Mr Russell said: “I had already discussed Colchester's case with the top official at the department who handles these matters.

“I believe that Colchester's already strong case for inclusion in the UK list of applications has been dramatically boosted with this latest discovery, which is of international significance.”

Mr Russell said the chariot-racing stadium, which was found during work on the town's £1.6 billion garrison redevelopment project, was the largest to be found outside Italy.

Yesterday a spokesman for Taylor Woodrow, the building firm which owns the 200-acre site on which the chariot racetrack was found, said that despite the allocation of 2,500 houses for the ex-MoD plot, the ruin would be preserved.

He said: “This small part of our site will not influence the development of the scheme - we are very pleased to have found it.

“It will help with our marketing and it will help form part of our development.

“It will have very little effect on us other than a positive one.”
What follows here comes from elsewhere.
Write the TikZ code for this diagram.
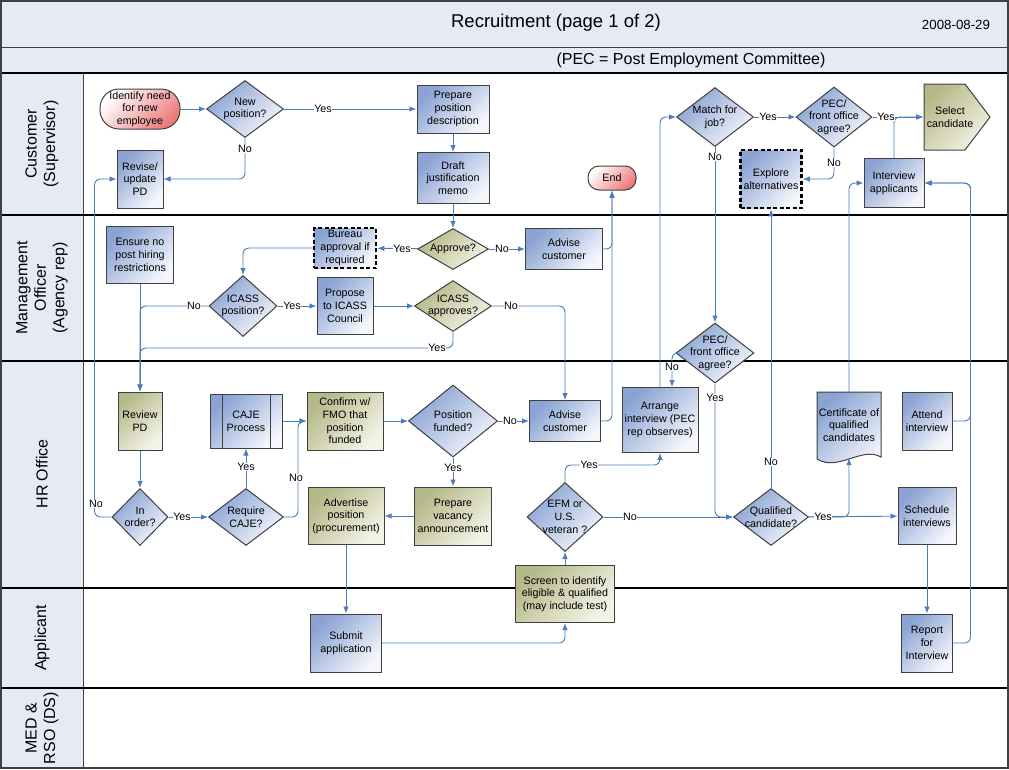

He added that although house construction might take place up to the edge of the Roman circus site, none of the remains of the building would be built over or removed.

“We will take account of it and we are looking to mark the route of the track for posterity, so it will always be recognisable,” he said.

“We will incorporate into the scheme a visual reminder of the route - we will work with Colchester Borough Council and English Heritage to come up with something appropriate.

“It could be a map or a visual corridor - the intention is the alignment will be kept forever.”